• _DATA EXTRACT_

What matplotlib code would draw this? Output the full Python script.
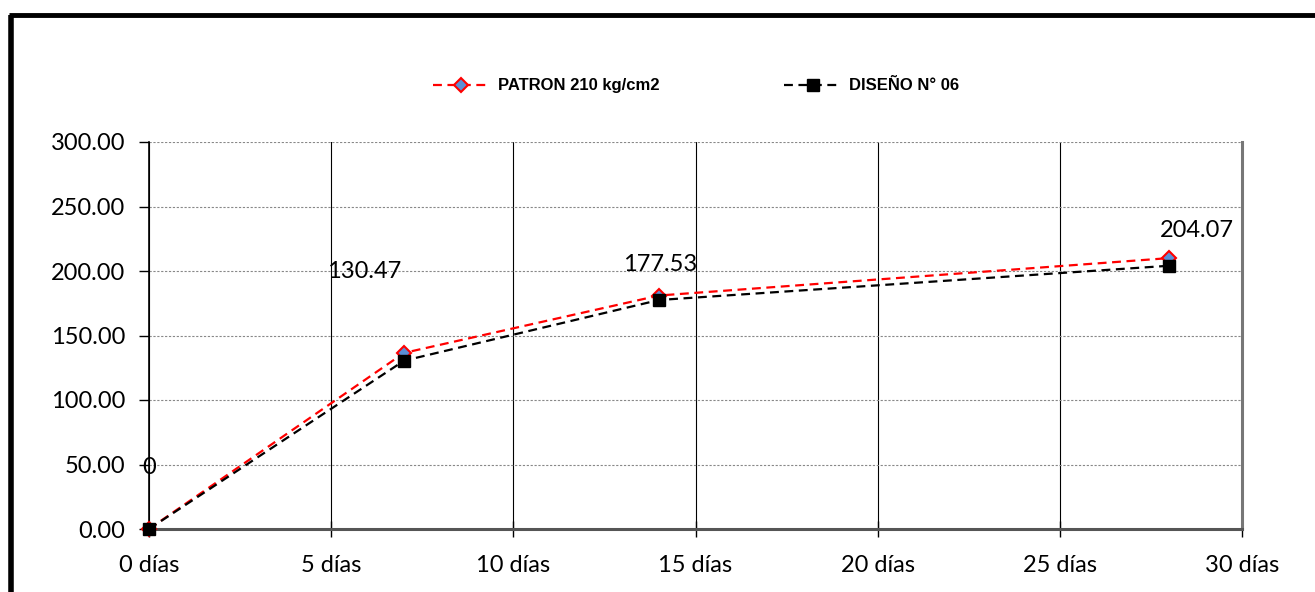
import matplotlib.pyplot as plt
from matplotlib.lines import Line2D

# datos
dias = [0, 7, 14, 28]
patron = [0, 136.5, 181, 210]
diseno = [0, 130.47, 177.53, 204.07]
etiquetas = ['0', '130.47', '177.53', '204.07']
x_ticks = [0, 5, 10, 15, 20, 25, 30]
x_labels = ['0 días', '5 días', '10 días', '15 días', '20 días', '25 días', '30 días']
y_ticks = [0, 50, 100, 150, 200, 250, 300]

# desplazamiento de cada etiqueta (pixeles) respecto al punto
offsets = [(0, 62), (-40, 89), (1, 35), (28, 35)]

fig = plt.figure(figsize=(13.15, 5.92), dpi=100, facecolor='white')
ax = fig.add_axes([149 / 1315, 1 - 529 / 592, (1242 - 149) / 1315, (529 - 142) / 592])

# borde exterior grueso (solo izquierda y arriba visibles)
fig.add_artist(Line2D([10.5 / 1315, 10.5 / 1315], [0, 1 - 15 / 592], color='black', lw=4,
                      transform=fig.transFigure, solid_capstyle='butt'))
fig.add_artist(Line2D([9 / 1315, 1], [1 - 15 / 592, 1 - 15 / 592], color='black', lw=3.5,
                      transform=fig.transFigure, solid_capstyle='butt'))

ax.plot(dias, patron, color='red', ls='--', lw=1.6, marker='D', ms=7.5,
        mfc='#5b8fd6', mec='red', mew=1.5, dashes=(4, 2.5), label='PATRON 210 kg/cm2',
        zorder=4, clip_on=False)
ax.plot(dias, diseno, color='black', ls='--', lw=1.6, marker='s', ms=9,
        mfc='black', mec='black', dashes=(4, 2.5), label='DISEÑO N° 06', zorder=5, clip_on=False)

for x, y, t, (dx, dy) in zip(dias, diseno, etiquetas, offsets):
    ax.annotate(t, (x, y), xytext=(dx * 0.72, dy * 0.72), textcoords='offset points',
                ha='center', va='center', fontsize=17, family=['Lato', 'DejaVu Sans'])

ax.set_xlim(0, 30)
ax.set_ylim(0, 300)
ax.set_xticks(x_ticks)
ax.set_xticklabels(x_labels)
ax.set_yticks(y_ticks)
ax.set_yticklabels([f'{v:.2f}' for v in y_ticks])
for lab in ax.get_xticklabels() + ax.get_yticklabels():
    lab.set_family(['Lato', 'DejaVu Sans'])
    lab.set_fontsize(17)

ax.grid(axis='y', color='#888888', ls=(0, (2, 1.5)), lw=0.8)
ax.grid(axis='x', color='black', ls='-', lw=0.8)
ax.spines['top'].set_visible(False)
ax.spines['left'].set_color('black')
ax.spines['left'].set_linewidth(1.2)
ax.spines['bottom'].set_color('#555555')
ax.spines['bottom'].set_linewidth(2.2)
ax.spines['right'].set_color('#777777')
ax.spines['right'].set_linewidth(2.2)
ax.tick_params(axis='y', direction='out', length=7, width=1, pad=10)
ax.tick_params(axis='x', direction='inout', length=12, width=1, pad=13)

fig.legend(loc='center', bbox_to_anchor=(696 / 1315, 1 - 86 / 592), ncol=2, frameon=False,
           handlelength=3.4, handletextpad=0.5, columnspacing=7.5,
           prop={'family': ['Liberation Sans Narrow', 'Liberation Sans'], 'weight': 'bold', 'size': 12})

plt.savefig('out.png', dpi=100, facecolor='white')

• _PROBLEM_
Copy the data exactly. Any picture it contains is to be omitted.

• _RESPONSE TO THIS TASK_
What matplotlib code would draw this? Output the full Python script.
import matplotlib.pyplot as plt
from matplotlib.lines import Line2D

# datos
dias = [0, 7, 14, 28]
patron = [0, 136.5, 181, 210]
diseno = [0, 130.47, 177.53, 204.07]
etiquetas = ['0', '130.47', '177.53', '204.07']
x_ticks = [0, 5, 10, 15, 20, 25, 30]
x_labels = ['0 días', '5 días', '10 días', '15 días', '20 días', '25 días', '30 días']
y_ticks = [0, 50, 100, 150, 200, 250, 300]

# desplazamiento de cada etiqueta (pixeles) respecto al punto
offsets = [(0, 62), (-40, 89), (1, 35), (28, 35)]

fig = plt.figure(figsize=(13.15, 5.92), dpi=100, facecolor='white')
ax = fig.add_axes([149 / 1315, 1 - 529 / 592, (1242 - 149) / 1315, (529 - 142) / 592])

# borde exterior grueso (solo izquierda y arriba visibles)
fig.add_artist(Line2D([10.5 / 1315, 10.5 / 1315], [0, 1 - 15 / 592], color='black', lw=4,
                      transform=fig.transFigure, solid_capstyle='butt'))
fig.add_artist(Line2D([9 / 1315, 1], [1 - 15 / 592, 1 - 15 / 592], color='black', lw=3.5,
                      transform=fig.transFigure, solid_capstyle='butt'))

ax.plot(dias, patron, color='red', ls='--', lw=1.6, marker='D', ms=7.5,
        mfc='#5b8fd6', mec='red', mew=1.5, dashes=(4, 2.5), label='PATRON 210 kg/cm2',
        zorder=4, clip_on=False)
ax.plot(dias, diseno, color='black', ls='--', lw=1.6, marker='s', ms=9,
        mfc='black', mec='black', dashes=(4, 2.5), label='DISEÑO N° 06', zorder=5, clip_on=False)

for x, y, t, (dx, dy) in zip(dias, diseno, etiquetas, offsets):
    ax.annotate(t, (x, y), xytext=(dx * 0.72, dy * 0.72), textcoords='offset points',
                ha='center', va='center', fontsize=17, family=['Lato', 'DejaVu Sans'])

ax.set_xlim(0, 30)
ax.set_ylim(0, 300)
ax.set_xticks(x_ticks)
ax.set_xticklabels(x_labels)
ax.set_yticks(y_ticks)
ax.set_yticklabels([f'{v:.2f}' for v in y_ticks])
for lab in ax.get_xticklabels() + ax.get_yticklabels():
    lab.set_family(['Lato', 'DejaVu Sans'])
    lab.set_fontsize(17)

ax.grid(axis='y', color='#888888', ls=(0, (2, 1.5)), lw=0.8)
ax.grid(axis='x', color='black', ls='-', lw=0.8)
ax.spines['top'].set_visible(False)
ax.spines['left'].set_color('black')
ax.spines['left'].set_linewidth(1.2)
ax.spines['bottom'].set_color('#555555')
ax.spines['bottom'].set_linewidth(2.2)
ax.spines['right'].set_color('#777777')
ax.spines['right'].set_linewidth(2.2)
ax.tick_params(axis='y', direction='out', length=7, width=1, pad=10)
ax.tick_params(axis='x', direction='inout', length=12, width=1, pad=13)

fig.legend(loc='center', bbox_to_anchor=(696 / 1315, 1 - 86 / 592), ncol=2, frameon=False,
           handlelength=3.4, handletextpad=0.5, columnspacing=7.5,
           prop={'family': ['Liberation Sans Narrow', 'Liberation Sans'], 'weight': 'bold', 'size': 12})

plt.savefig('out.png', dpi=100, facecolor='white')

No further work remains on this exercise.